«Nous ne savons pas encore si ces changements dans les communautés de phytoplancton se maintiendront, reconnaît Connie Lovejoy, mais si c'est le cas, ils risquent de se répercuter sur les espèces de zooplancton qui s'en nourrissent et sur le reste de la chaîne alimentaire dans l'océan Arctique.»
— Marc Robitaille
Connie Lovejoy, du Département de biologie, et ses collègues William Li, Fiona McLaughlin et Eddy Carmack, de Pêches et Océans Canada, arrivent à cette conclusion après avoir étudié l'évolution de communautés de phytoplancton pendant cinq ans dans l'océan Arctique. Les chercheurs ont parcouru, à bord du brise-glace Louis-Saint-Laurent, le bassin canadien de cet océan pour récolter à répétition des algues et des données physicochimiques en 23 points d'échantillonnage.

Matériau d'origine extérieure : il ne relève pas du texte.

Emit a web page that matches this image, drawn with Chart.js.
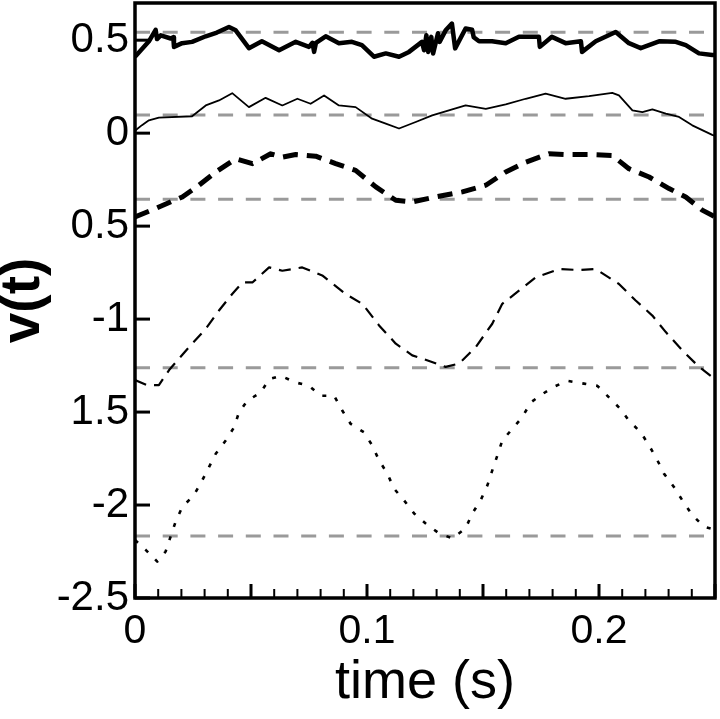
<!DOCTYPE html>
<html><head><meta charset="utf-8">
<script src="https://cdn.jsdelivr.net/npm/chart.js@4.4.1/dist/chart.umd.min.js"></script>
<style>html,body{margin:0;padding:0;background:#fff;}#wrap{width:720px;height:719px;}</style>
</head><body><div id="wrap"><canvas id="c" width="720" height="719"></canvas></div>
<script>
// ---- data (time in s, v(t)) ----
const t1 = [0,0.006,0.0089,0.0095,0.0111,0.0154,0.0165,0.0168,0.0203,0.0246,0.0305,0.0353,0.0405,0.0434,0.0491,0.0547,0.0621,0.0693,0.0750,0.0765,0.0772,0.0780,0.0822,0.0879,0.0935,0.0978,0.1030,0.1081,0.1138,0.1181,0.1237,0.1246,0.1256,0.1264,0.1277,0.1285,0.1306,0.1313,0.1339,0.1366,0.1380,0.1425,0.1453,0.1460,0.1483,0.1539,0.1598,0.1655,0.1741,0.1745,0.1797,0.1856,0.1922,0.1927,0.1986,0.2072,0.2129,0.2180,0.2259,0.2331,0.2374,0.2431,0.2488,0.25];
const v1 = [0.411,0.494,0.556,0.506,0.526,0.509,0.516,0.464,0.484,0.491,0.521,0.541,0.571,0.553,0.457,0.494,0.446,0.491,0.464,0.486,0.437,0.486,0.521,0.484,0.491,0.473,0.411,0.429,0.411,0.437,0.491,0.446,0.527,0.437,0.518,0.429,0.537,0.491,0.553,0.589,0.456,0.563,0.556,0.516,0.494,0.494,0.484,0.518,0.518,0.464,0.518,0.484,0.494,0.437,0.494,0.544,0.484,0.457,0.494,0.491,0.473,0.429,0.420,0.420];

const t2 = [0,0.003,0.006,0.0103,0.0246,0.0305,0.0362,0.0419,0.0491,0.0563,0.0635,0.0700,0.0757,0.0815,0.0879,0.0951,0.1022,0.1081,0.1138,0.1210,0.1281,0.1353,0.1425,0.1512,0.1598,0.1684,0.1770,0.1856,0.1957,0.2057,0.2086,0.2144,0.2187,0.2230,0.2288,0.2345,0.2402,0.2488,0.25];
const v2 = [0.013,0.043,0.069,0.084,0.091,0.149,0.176,0.215,0.140,0.190,0.149,0.185,0.158,0.203,0.149,0.140,0.078,0.051,0.025,0.060,0.096,0.123,0.149,0.131,0.155,0.185,0.212,0.185,0.199,0.217,0.203,0.123,0.113,0.128,0.105,0.087,0.042,-0.009,-0.015];

const t3 = [0,0.0089,0.0204,0.0276,0.0348,0.0434,0.0506,0.0585,0.0635,0.0693,0.0779,0.0865,0.0951,0.1038,0.1124,0.1195,0.1296,0.1411,0.1512,0.1598,0.1684,0.1784,0.1856,0.1957,0.2057,0.2129,0.2216,0.2302,0.2374,0.2445,0.25];
const v3 = [-0.45,-0.405,-0.343,-0.280,-0.209,-0.138,-0.164,-0.111,-0.129,-0.115,-0.124,-0.164,-0.200,-0.289,-0.361,-0.370,-0.343,-0.316,-0.280,-0.209,-0.156,-0.111,-0.115,-0.115,-0.120,-0.191,-0.236,-0.298,-0.343,-0.414,-0.45];

const t4 = [0,0.005,0.0103,0.0147,0.0233,0.0305,0.0362,0.0419,0.0463,0.0506,0.0578,0.0635,0.0721,0.0807,0.0908,0.0980,0.1052,0.1124,0.1195,0.1238,0.1339,0.1397,0.1469,0.1540,0.1583,0.1655,0.1727,0.1828,0.1914,0.1986,0.2086,0.2158,0.2230,0.2288,0.2359,0.2431,0.2488,0.25];
const v4 = [-1.328,-1.354,-1.355,-1.274,-1.150,-1.052,-0.954,-0.865,-0.803,-0.803,-0.722,-0.740,-0.722,-0.765,-0.865,-0.918,-1.034,-1.132,-1.195,-1.212,-1.257,-1.239,-1.150,-1.025,-0.918,-0.847,-0.776,-0.731,-0.736,-0.731,-0.811,-0.900,-0.981,-1.070,-1.168,-1.257,-1.311,-1.315];

const t5 = [0,0.0046,0.0096,0.0132,0.0175,0.0204,0.0254,0.0290,0.0319,0.0348,0.0391,0.0427,0.0448,0.0484,0.0542,0.0578,0.0628,0.0693,0.0750,0.0800,0.0858,0.0894,0.0930,0.0987,0.1023,0.1052,0.1088,0.1116,0.1159,0.1203,0.1253,0.1310,0.1368,0.1425,0.1454,0.1490,0.1519,0.1540,0.1562,0.1583,0.1626,0.1669,0.1706,0.1756,0.1806,0.1863,0.1935,0.1993,0.2043,0.2093,0.2129,0.2180,0.2216,0.2252,0.2280,0.2323,0.2359,0.2402,0.2453,0.2488];
const v5 = [-2.188,-2.241,-2.304,-2.250,-2.090,-2.010,-1.947,-1.867,-1.796,-1.724,-1.653,-1.582,-1.502,-1.439,-1.395,-1.323,-1.305,-1.341,-1.359,-1.412,-1.412,-1.493,-1.564,-1.609,-1.680,-1.760,-1.831,-1.911,-1.974,-2.045,-2.099,-2.152,-2.179,-2.125,-2.045,-1.974,-1.894,-1.814,-1.733,-1.653,-1.591,-1.528,-1.448,-1.403,-1.364,-1.332,-1.347,-1.359,-1.421,-1.484,-1.546,-1.609,-1.680,-1.760,-1.831,-1.903,-1.974,-2.054,-2.117,-2.128];

// horizontal grey reference levels
const refLevels = [0.543, 0.097, -0.355, -1.262, -2.167];

// axes
const xMin = 0, xMax = 0.25;
const yMin = -2.5, yMax = 0.7;
const xTickValues = [0, 0.1, 0.2];
const xTickLabels = ["0", "0.1", "0.2"];
const xMajorMarks = [0, 0.05, 0.1, 0.15, 0.2, 0.25];
const xMinorStep = 0.01;
const yTickValues = [-2.5, -2, -1.5, -1, -0.5, 0, 0.5];
const yTickLabels = ["-2.5", "-2", "1.5", "-1", "0.5", "0", "0.5"];

const FAMILY = "'Liberation Sans', Arial, Helvetica, sans-serif";
const pts = (t, v) => t.map((x, i) => ({x: x, y: v[i]}));

const curveSets = [
  {data: pts(t1, v1), borderColor: '#000', borderWidth: 4.5, order: 1},
  {data: pts(t2, v2), borderColor: '#000', borderWidth: 1.8, order: 1},
  {data: pts(t3, v3), borderColor: '#000', borderWidth: 5, borderDash: [15, 9], order: 1},
  {data: pts(t4, v4), borderColor: '#000', borderWidth: 2.2, borderDash: [12, 8], order: 1},
  {data: pts(t5, v5), borderColor: '#000', borderWidth: 2.6, borderDash: [4, 10], order: 1}
];
const refSets = refLevels.map(l => ({
  data: [{x: xMin, y: l}, {x: xMax, y: l}],
  borderColor: '#9a9a9a', borderWidth: 3, borderDash: [15, 12.7], order: 10
}));

const framePlugin = {
  id: 'frame',
  afterDatasetsDraw(chart) {
    const {ctx, chartArea: a, scales: {x, y}} = chart;
    ctx.save();
    ctx.strokeStyle = '#000';
    ctx.lineCap = 'butt';
    const nMinor = Math.round((xMax - xMin) / xMinorStep);
    for (let k = 0; k <= nMinor; k++) {
      const tv = xMin + k * xMinorStep;
      const major = xMajorMarks.some(m => Math.abs(m - tv) < 1e-9);
      const px = x.getPixelForValue(tv);
      ctx.lineWidth = major ? 3 : 2;
      ctx.beginPath();
      ctx.moveTo(px, a.bottom);
      ctx.lineTo(px, a.bottom - (major ? 14 : 9));
      ctx.stroke();
    }
    ctx.lineWidth = 3;
    for (const v of yTickValues) {
      const py = y.getPixelForValue(v);
      ctx.beginPath();
      ctx.moveTo(a.left, py);
      ctx.lineTo(a.left + 15, py);
      ctx.stroke();
    }
    ctx.lineWidth = 3.5;
    ctx.strokeRect(a.left, a.top, a.right - a.left, a.bottom - a.top);
    ctx.restore();
  }
};

new Chart(document.getElementById('c'), {
  type: 'line',
  data: {datasets: [...curveSets, ...refSets]},
  options: {
    responsive: false,
    animation: false,
    layout: {padding: {top: 3, right: 5, left: 0, bottom: 0}},
    elements: {point: {radius: 0}, line: {tension: 0, borderCapStyle: 'butt', borderJoinStyle: 'round'}},
    plugins: {legend: {display: false}, tooltip: {enabled: false}},
    scales: {
      x: {
        type: 'linear', min: xMin, max: xMax,
        grid: {display: false, drawTicks: false},
        border: {display: false},
        afterBuildTicks: s => { s.ticks = xTickValues.map(v => ({value: v})); },
        ticks: {
          font: {family: FAMILY, size: 41}, color: '#000', padding: 9,
          maxRotation: 0, autoSkip: false,
          callback: (v, i) => xTickLabels[i]
        },
        title: {display: true, text: 'time (s)', color: '#000',
          font: {family: FAMILY, size: 54}, padding: {top: 0, bottom: 3}},
        afterFit: s => { s.height = 121; s.paddingLeft = 0; s.paddingRight = 0; }
      },
      y: {
        type: 'linear', min: yMin, max: yMax,
        grid: {display: false, drawTicks: false},
        border: {display: false},
        afterBuildTicks: s => { s.ticks = yTickValues.map(v => ({value: v})); },
        ticks: {
          font: {family: FAMILY, size: 42}, color: '#000', padding: 6,
          autoSkip: false,
          callback: (v, i) => yTickLabels[i]
        },
        title: {display: true, text: 'v(t)', color: '#000',
          font: {family: FAMILY, size: 55, weight: 'bold', lineHeight: 0.85}, padding: {top: 0, bottom: 0}},
        afterFit: s => { s.width = 135; s.paddingTop = 0; s.paddingBottom = 0; }
      }
    }
  },
  plugins: [framePlugin]
});
</script>
</body></html>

Leur attention s'est portée sur le picophytoplancton (des algues dont la taille est inférieure à 2 microns) et sur le nanophytoplancton (de 2 à 20 microns) «parce que ces deux groupes sont responsables de la plus grande partie de la production primaire dans l'océan Arctique», précise Connie Lovejoy.
Entre 2004 et 2008, le picoplancton a prospéré alors que le nanoplancton a piqué du nez. Les chercheurs attribuent ces changements à trois facteurs environnementaux induits par le réchauffement climatique. D'abord, les eaux de surface se sont réchauffées. Ensuite, leur salinité a diminué en raison d'un apport accru d'eau douce provenant des rivières et de la fonte de la banquise. L'effet combiné de ces deux facteurs est que la couche supérieure de la colonne d'eau est moins dense qu'auparavant. Enfin, pour des raisons encore indéterminées, la concentration de nitrates (l'élément qui limite la croissance des algues dans ce milieu) a diminué à la surface de l'océan. Le picoplancton, en raison de son rapport surface/volume élevé, aurait tiré profit des nouvelles conditions qui prévalent en surface. En effet, cette particularité leur permet de mieux flotter et d'absorber plus efficacement les nitrates que les algues de plus grande taille.
Les chercheurs ont observé que la quantité de chlorophylle par mètre cube d'eau — un indicateur de l'abondance totale des algues —, est demeurée stable au cours des cinq années de l'étude. Ceci laisse supposer que les gains du picoplancton se sont faits au détriment du nanoplancton. «Nous ne savons pas encore si ces changements dans les communautés de phytoplancton se maintiendront, reconnaît Connie Lovejoy, mais si c'est le cas, ils risquent de se répercuter sur les espèces de zooplancton qui s'en nourrissent et sur le reste de la chaîne alimentaire dans l'océan Arctique.»